CSyMR: Benchmarking Compositional Symbolic Muisc Reasoning With MIR Tool Integration
Boyang Wang, Yash Vishe, Xin Xu, Zachary Novack, Julian McAuley, Junda Wu
TL;DR
CSyMR-Bench addresses the gap in symbolic music reasoning benchmarks by providing 126 compositional, multi-step MC questions derived from community discussions and exams, annotated with category and analytical-dimension tags and represented in Humdrum kern notation. It introduces a ReAct-style, music21 tool-augmented agent that splits reasoning into symbolic analyses executed by domain tools and high-level inference by an LLM, achieving consistent accuracy gains over baselines, especially on harmonically complex tasks.

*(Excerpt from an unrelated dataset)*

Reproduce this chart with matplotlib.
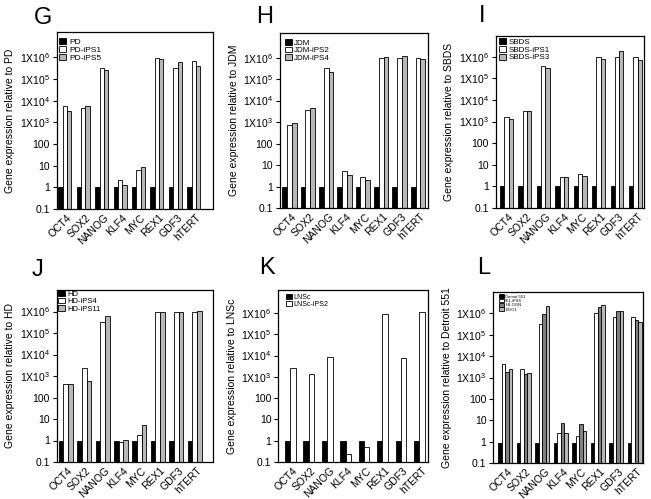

The work demonstrates that integrating specialized symbolic analysis tools within an iterative reasoning framework substantially improves reliability over pure prompting, and it highlights both the promise and limitations of current approaches for real-world symbolic-music reasoning. This framework lays groundwork for broader tool-enabled AI in specialized domains, advancing evaluation and development of compositional symbolic reasoning systems in music.
Abstract
Large Language Models (LLMs) are leveraged in symbolic music reasoning, yet existing benchmarks emphasize isolated knowledge or atomic analyses rather than the integrative compositional reasoning needed to connect musical structures. To address this, we present the Compositional Symbolic Music Reasoning Benchmark (CSyMR-Bench), a curated multiple-choice dataset of 126 questions derived from expert forums and professional examinations. Each item involves combining several atomic analyses to arrive at the final answer. Furthermore, we introduce a tool-augmented agent framework that leverages symbolic music analysis tools from the music21 library to address the challenges posed by CSyMR-Bench. Experiments validate that CSyMR-Bench poses a non-trivial challenge across both community-sourced and exam-style questions, while our tool-augmented agent consistently outperforms all baselines, achieving 5-7% absolute accuracy gains.